The Sinister Pig

(Critical Survey of Contemporary Fiction)

In The Sinister Pig, Tony Hillerman once again weaves an engrossing tale of the American Southwest, presenting familiar characters from his earlier mysteries. In contrast to previous stories of Navajo Tribal Police Joe Leaphorn, Jim Chee, and Bernadette Manuelito, however, Hillerman sets the majority of this story in southern Arizona and centers the focus on Bernadette Manuelito, who recently left her job as a Tribal Police Officer on the Navajo Reservation, and Jim Chee, her former boss and potential love interest.

Centering the tension of the book on more global problems than those explored in earlier novels, Hillerman creates an interesting and almost believable scenario in which a powerful Washington-based drug cartel of businessmen and members of Congress have devised a way to use abandoned natural gas lines to literally pipe drugs under the Mexican-American border, thus eliminating the need for human “mules” in the form of illegal Mexican immigrants.
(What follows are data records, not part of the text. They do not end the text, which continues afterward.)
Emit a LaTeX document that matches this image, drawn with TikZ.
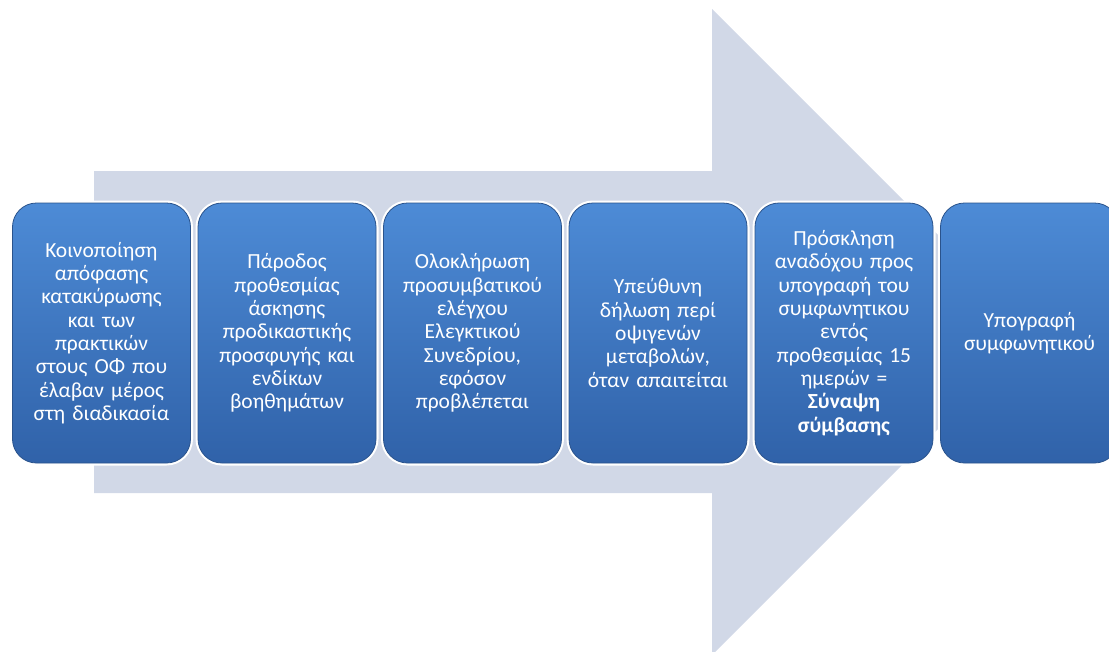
\documentclass[tikz,border=0pt]{standalone}
\usepackage{fontspec}
\setmainfont{Carlito}
\definecolor{arrowgray}{HTML}{D1D8E7}
\definecolor{boxtop}{HTML}{4D8BD6}
\definecolor{boxbot}{HTML}{3062A9}
\definecolor{boxrim}{HTML}{2A538C}
\tikzset{
  stepbox/.style={rounded corners=24pt, minimum width=178pt, minimum height=260pt,
    text width=174pt, align=center, inner sep=0pt, text=white,
    top color=boxtop, bottom color=boxbot, draw=boxrim, line width=0.8pt,
    preaction={draw=white, line width=5pt},
    font=\fontsize{21.5}{23.3}\selectfont}
}
\begin{document}
\begin{tikzpicture}[x=1pt,y=-1pt]
\useasboundingbox (0,0) rectangle (1109,651);
\clip (0,0) rectangle (1109,651);
% big background arrow
\coordinate (a1) at (94,171);
\coordinate (a2) at (712,171);
\coordinate (a3) at (712,9);
\coordinate (tip) at (1035,332);
\coordinate (a5) at (712,655);
\coordinate (a6) at (712,493);
\coordinate (a7) at (94,493);
\fill[arrowgray] (a1) -- (a2) -- (a3) -- (tip) -- (a5) -- (a6) -- (a7) -- cycle;
% step boxes
\node[stepbox] (b1) at (101.5,333) {Κοινοποίηση\\απόφασης\\κατακύρωσης\\και των\\πρακτικών\\στους ΟΦ που\\έλαβαν μέρος\\στη διαδικασία};
\node[stepbox] (b2) at (287,333) {Πάροδος\\προθεσμίας\\άσκησης\\προδικαστικής\\προσφυγής και\\ενδίκων\\βοηθημάτων};
\node[stepbox] (b3) at (472.5,333) {Ολοκλήρωση\\προσυμβατικού\\ελέγχου\\Ελεγκτικού\\Συνεδρίου,\\εφόσον\\προβλέπεται};
\node[stepbox] (b4) at (658,333) {Υπεύθυνη\\δήλωση περί\\οψιγενών\\μεταβολών,\\όταν απαιτείται};
\node[stepbox] (b5) at (844,333) {Πρόσκληση\\αναδόχου προς\\υπογραφή του\\συμφωνητικου\\εντός\\προθεσμίας 15\\ημερών =\\\textbf{Σύναψη}\\\textbf{σύμβασης}};
\node[stepbox] (b6) at (1029.5,333) {\raisebox{-5pt}{\parbox{174pt}{\centering Υπογραφή\\συμφωνητικού}}};
\end{tikzpicture}
\end{document}
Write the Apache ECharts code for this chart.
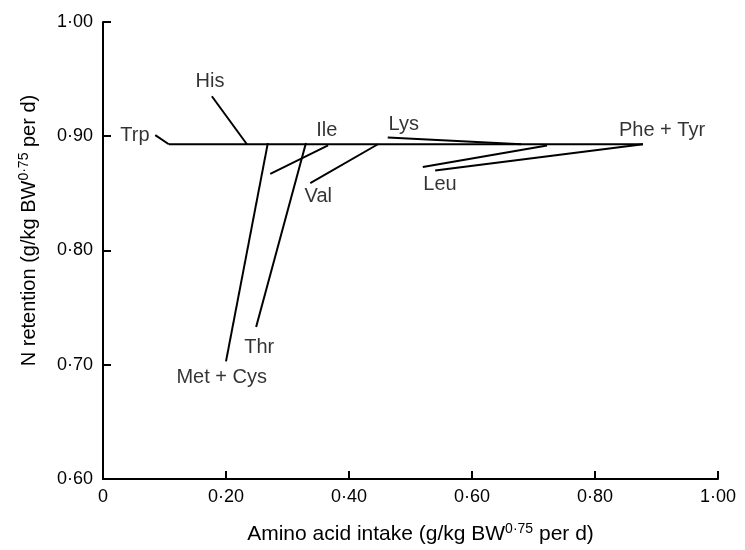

Hillerman deftly twists the plot to make it at first appear that the real “crime” focuses on the billions of dollars owed Native American tribes for unpaid royalties from natural gas and oil produced from leased wells on tribal lands. As the suspense builds, readers discover that the cartel’s intention has much wider ranging consequences: most specifically maintaining and increasing the importation of drugs into the United States.

While The Sinister Pig departs somewhat in tone and focus from Hillerman’s earlier Southwestern novels, it nevertheless provides an imaginative plot, swift action, and plenty of twists that should surprise even the most careful mystery reader.